Coverage and Confusion: 5G and IoT Create New Tax Implications in 2021
IoT and 5G are exploding, with use cases spanning from consumer goods to connected health to manufacturing. While the benefits are widely understood, there is a continued lack of clarity about what is and is not communications taxable. Should IoT connectivity really be classified as Internet or is it LAN/WAN data networking? Due to the unstoppable growth of these technologies, this is fertile ground for taxing authorities, and businesses are increasingly concerned about the obscurity around risk.
Alexa, Where’s the Money
Communications taxable revenues are declining and thanks to the Permanent Internet Tax Freedom Act (PITFA), state and local taxation of ISP service is banned. Federal, state and local jurisdictions need to find ways to fund their initiatives and taxing IoT is a tempting avenue to do so.
This is by no means definitive, as IoT taxability is not black and white. Changes in laws and regulations to facilitate this will not happen overnight. However, in the interim, we are left to navigate a complex web of laws, regulations and tax liabilities associated with IoT.
World Wide Web of Questions
As you seek to understand your tax risk as it relates to IoT, it is helpful to begin with two simple questions:
1) Am I really selling Internet access? It is important to understand the difference between private network connectivity and what is considered Internet access. In broad terms, Internet access is tax-free in the United States. However, there are potentially restrictive definitions of what qualifies as Internet service and who can be an Internet Service Provider (ISP). If you are supplying a service to subscribers that meets the statutory definitions of ISP service, per federal law there is a moratorium against state and local taxes.
But, private network connections have a different set of rules. If you are connecting the IOT device via a local area network or a wide area network (LAN/WAN) then most states will treat this as a taxable communications service. Further, you may also be subject to Federal Universal Service Fees (FUSF) as well. And even here, questions remain. If you sell a device that offers connectivity but does not enable a WWW experience, then it may not meet the federal definitions of ISP service. If a sensor or other device transmits data using Internet protocols but does not allow access to the web, there is reasonable question about whether that connection qualifies as Internet or whether it is WAN/LAN networking
2) How do you provide connectivity? Is your connectivity embedded or over-the-top? If you offer a device that comes with its own data connection as part of the sale or service plan, e.g. a drone with its own wireless SIM for navigation and transmission, then the connection is embedded. There are variable structures between device providers and network operators, but providers may need to account for any taxes that need to be collected as it relates to their device connections.

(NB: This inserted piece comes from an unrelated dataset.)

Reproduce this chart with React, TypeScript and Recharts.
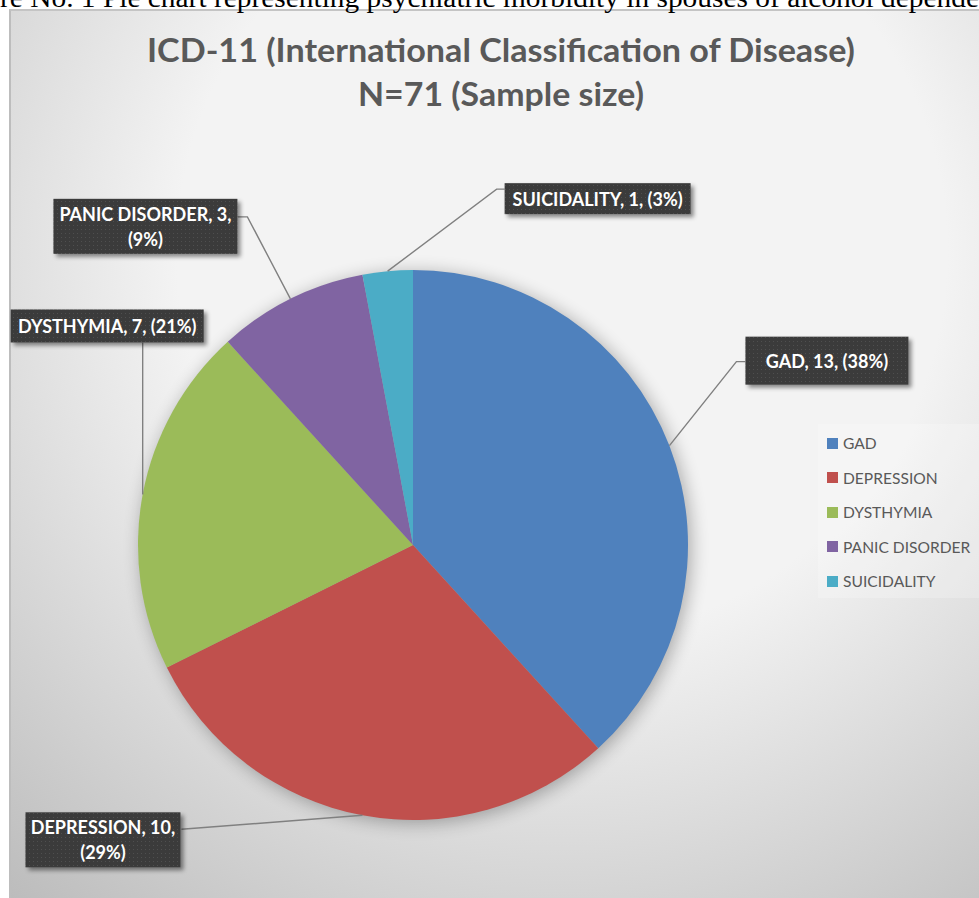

Over-the-top connectivity is networked over a user-supplied connection. This connectivity can be wired, Wi-Fi or even purchased separately from a wireless service. Good examples are consumer devices such as printers, smart doorbells or exercise machines. The taxes on these connections are between the user and their ISP. The IoT device maker likely does not have responsibility for its customers’ Internet connections.
Saddle up for uncertainty
In 2021, while we anticipate IoT taxation to remain the wild west, you’re well advised to increase your tax risk awareness. Monitor tax rules at the federal and state levels. Be vigilant about monitoring for upcoming Internet taxation changes so that you can be prepared.
It is also helpful to have a corporate conversation around risk tolerance and IoT taxation. This approach can help you avoid being caught off guard and taking a big hit to your bottom line. Most importantly, consult tax and legal providers who can help you navigate the changing landscape.
The wild west of IoT classification may not be settled in the near term, but with the right advice and a good strategy you can survive.